# Unusual Handlebar Stem



## Eric Malcolm (Dec 18, 2011)

I have constructed this Stem for a left field application.







It uses a Specialized angle sleeve to adjust +/- height, rather than using spacers on the steerer tube.







The angle is 3 degrees, 1 1/8" steerer, 26mm h/bar, reach is 90mm and weighs 250grams.
It was fun to knock up, but initially was unsure how it would look when I put its 'Warts' on.
It looks good once it is mocked up with a bar and attached to a fork.

Eric


----------



## 1 cog frog (Dec 21, 2004)

Very interesting, care to share what it's for?


----------



## Clockwork Bikes (Jun 17, 2006)

You might want to make those fillets a little bigger.

-Joel


----------



## TrailMaker (Sep 16, 2007)

Well;

I didn't really think of it when I first saw these a few days back, but I'd guess I agree with the larger fillets philosophically, at least at the steerer clamp. That is based on total hunch and gut. I have no real world experience to back that up. I know brazing has been holding bike frames and components together for ever and ever, but it still makes me a little nervous. I mean, it is essentially gluing steel together, not fusing the bits into one.

The concept? Love it!


----------



## rafirafi123 (Mar 27, 2011)

Those fillets looks frankly frightening - so tiny, which in and of itself is not necessarily a bad thing, but the erratic nature of the radius does not speak to a level of proficiency of the builder. I would never trust my life / face to that.


----------



## Eric Malcolm (Dec 18, 2011)

What, you don't like my brazing????

On appearances, I fully accept your critique.

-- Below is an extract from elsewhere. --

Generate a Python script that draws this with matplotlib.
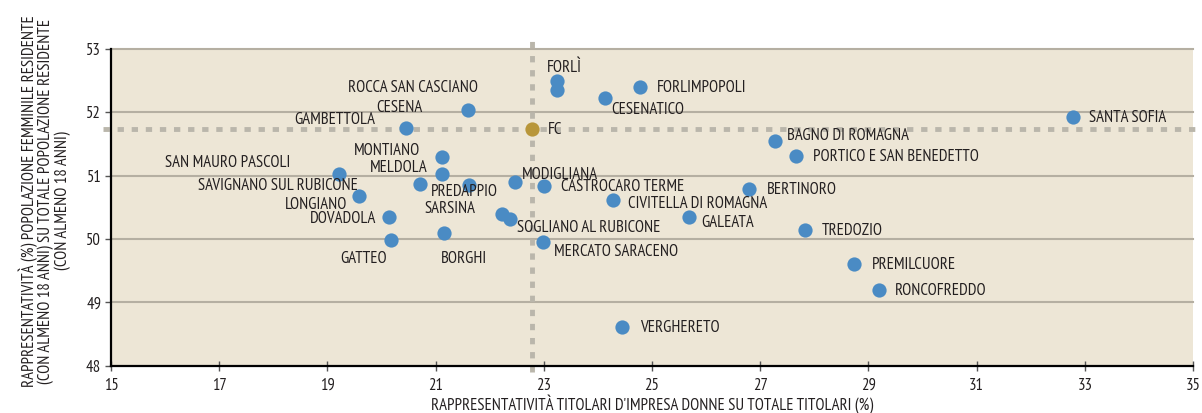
import matplotlib.pyplot as plt
from matplotlib import font_manager

names = ["FORLÌ", "ROCCA SAN CASCIANO", "FORLIMPOPOLI", "CESENATICO", "CESENA",
         "GAMBETTOLA", "SANTA SOFIA", "BAGNO DI ROMAGNA", "PORTICO E SAN BENEDETTO",
         "MONTIANO", "MELDOLA", "SAN MAURO PASCOLI", "SAVIGNANO SUL RUBICONE",
         "PREDAPPIO", "MODIGLIANA", "CASTROCARO TERME", "CIVITELLA DI ROMAGNA",
         "BERTINORO", "LONGIANO", "DOVADOLA", "GATTEO", "BORGHI", "SARSINA",
         "SOGLIANO AL RUBICONE", "GALEATA", "TREDOZIO", "MERCATO SARACENO",
         "PREMILCUORE", "RONCOFREDDO", "VERGHERETO"]
titolari = [23.24, 23.24, 24.78, 24.13, 21.59, 20.45, 32.79, 27.27, 27.67,
            21.11, 21.12, 19.22, 20.72, 21.61, 22.47, 23.00, 24.28, 26.80,
            19.58, 20.13, 20.18, 21.16, 22.22, 22.38, 25.69, 27.82, 22.98,
            28.73, 29.19, 24.45]
popolazione = [52.49, 52.36, 52.40, 52.22, 52.03, 51.75, 51.92, 51.54, 51.31,
               51.29, 51.03, 51.03, 50.87, 50.86, 50.90, 50.84, 50.62, 50.79,
               50.68, 50.35, 49.99, 50.09, 50.39, 50.31, 50.34, 50.14, 49.96,
               49.61, 49.20, 48.61]
fc_x, fc_y = 22.78, 51.74

# label offsets in pixels (dx, dy) and alignment
label_pos = {
    "FORLÌ": (-10, 14, 'left'),
    "ROCCA SAN CASCIANO": (-79, 3, 'right'),
    "FORLIMPOPOLI": (17, 0, 'left'),
    "CESENATICO": (6, -11, 'left'),
    "CESENA": (-45, 3, 'right'),
    "GAMBETTOLA": (-31, 9, 'right'),
    "SANTA SOFIA": (16, 0, 'left'),
    "BAGNO DI ROMAGNA": (12, 6, 'left'),
    "PORTICO E SAN BENEDETTO": (17, 0, 'left'),
    "MONTIANO": (-21, 7, 'right'),
    "MELDOLA": (-14, 7, 'right'),
    "SAN MAURO PASCOLI": (-49, 12, 'right'),
    "SAVIGNANO SUL RUBICONE": (-63, -1, 'right'),
    "PREDAPPIO": (-38, -6, 'left'),
    "MODIGLIANA": (7, 8, 'left'),
    "CASTROCARO TERME": (17, 0, 'left'),
    "CIVITELLA DI ROMAGNA": (15, -3, 'left'),
    "BERTINORO": (17, 0, 'left'),
    "LONGIANO": (-12, -8, 'right'),
    "DOVADOLA": (-12, -1, 'right'),
    "GATTEO": (-4, -18, 'right'),
    "BORGHI": (-3, -25, 'left'),
    "SARSINA": (-26, 6, 'right'),
    "SOGLIANO AL RUBICONE": (7, -8, 'left'),
    "GALEATA": (12, -5, 'left'),
    "TREDOZIO": (17, 0, 'left'),
    "MERCATO SARACENO": (11, -9, 'left'),
    "PREMILCUORE": (18, 0, 'left'),
    "RONCOFREDDO": (16, 0, 'left'),
    "VERGHERETO": (18, 0, 'left'),
}

# condensed face if available, close to the original's typeface
installed = {f.name for f in font_manager.fontManager.ttflist}
fam = 'Liberation Sans'
for cand in ['PT Sans Narrow', 'Asap Condensed', 'Fira Sans Condensed',
             'Barlow Semi Condensed', 'Archivo Narrow']:
    if cand in installed:
        fam = cand
        break
plt.rcParams['font.family'] = [fam, 'DejaVu Sans']
narrow = fam != 'Liberation Sans'

text_col = '#231f20'
bg = '#ede6d6'
grid_col = '#b5afa2'
ref_col = '#bab6ab'
blue = '#4a8bc4'
gold = '#b8963a'

fig = plt.figure(figsize=(12.02, 4.13), dpi=100)
ax = fig.add_axes([111 / 1202, 1 - 365.7 / 413, (1193 - 111) / 1202, (365.7 - 49) / 413])
ax.set_facecolor(bg)
ax.set_xlim(15, 35)
ax.set_ylim(48, 53)

for yv in [49, 50, 51, 52, 53]:
    ax.axhline(yv, color=grid_col, lw=1.5, zorder=1, clip_on=False)

# reference lines (provincial value)
ax.plot([fc_x, fc_x], [47.9, 53.14], color=ref_col, lw=3.5,
        linestyle=(0, (1.3, 1.6)), zorder=2, clip_on=False)
ax.plot([14.85, 35.15], [fc_y, fc_y], color=ref_col, lw=3.5,
        linestyle=(0, (1.3, 1.6)), zorder=2, clip_on=False)

ax.scatter(titolari, popolazione, s=105, color=blue, zorder=4, linewidths=0)
ax.scatter([fc_x], [fc_y], s=105, color=gold, zorder=4, linewidths=0)

fs = 12 if narrow else 9
fs_y = 12 if narrow else 8
for n, xv, yv in zip(names, titolari, popolazione):
    dx, dy, ha = label_pos[n]
    ax.annotate(n, (xv, yv), xytext=(dx, dy - 1), textcoords='offset pixels',
                ha=ha, va='center', fontsize=fs, color=text_col, zorder=5)
ax.annotate("FC", (fc_x, fc_y), xytext=(16, -1), textcoords='offset pixels',
            ha='left', va='center', fontsize=fs, color=text_col, zorder=5)

for s in ['top', 'right']:
    ax.spines[s].set_visible(False)
for s in ['left', 'bottom']:
    ax.spines[s].set_color('black')
    ax.spines[s].set_linewidth(1.6)
    ax.spines[s].set_zorder(6)

ax.set_xticks(range(15, 36, 2))
ax.set_yticks(range(48, 54))
ax.tick_params(axis='x', direction='inout', length=7, width=1, color='#555555',
               labelsize=fs, labelcolor=text_col, pad=5)
ax.tick_params(axis='y', direction='out', length=4, width=1, color='#555555',
               labelsize=fs, labelcolor=text_col, pad=3)

ax.set_xlabel("RAPPRESENTATIVITÀ TITOLARI D'IMPRESA DONNE SU TOTALE TITOLARI (%)",
              fontsize=fs, color=text_col, labelpad=1)
ax.set_ylabel("RAPPRESENTATIVITÀ (%) POPOLAZIONE FEMMINILE RESIDENTE\n"
              "(CON ALMENO 18 ANNI) SU TOTALE POPOLAZIONE RESIDENTE\n"
              "(CON ALMENO 18 ANNI)", fontsize=fs_y, color=text_col,
              linespacing=1.0)
ax.yaxis.set_label_coords(-0.037, 0.52)

fig.savefig('out.png', dpi=100)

So to explain that all is O/K, this is my method. I use silver. Silver has a wonderful quality whereby it capillaries through even tight mitres and back fills the joint whereas Brass will 'coat' and therefore requires bulk filleting to achieve its strength.

I have drilled access at both ends of the stem to view each individual joint internally with torch light and I can asure you all that the Silver has formed a much tidier and fatter fillet than you can see on the surface. 

The silver will also flow around a bit with the flux and give a micron or 2 of over coat beyond the braze area. I used to fanatically clean this off for a 'perfect look' but these days I find this a bit of a folly and a time waster. It happens to be a good anti corrosion material.

There is also a very large surface area of joint here - 36mm OD steerer tube clamp and the stems flow into the OD. This is quite alot more than you would have on a conventional stem. I have never had a joint break, but I have had 2 Tig joints break on me on 1 of my integrated H/Bar-stem combo's. Did not snap off, just wondered what a creaking noise was before discovering hair-line cracks.

Eric


----------



## A. Spence (Sep 25, 2009)

Specifically, what was the type of silver that you used (alloy constituents, brand etc.)?

Alistair.


----------



## TrailMaker (Sep 16, 2007)

As I would have expected;

This was not done on a whim, nor executed on one either.


----------



## edoz (Jan 16, 2004)

TrailMaker said:


> As I would have expected;
> 
> This was not done on a whim, nor executed on one either.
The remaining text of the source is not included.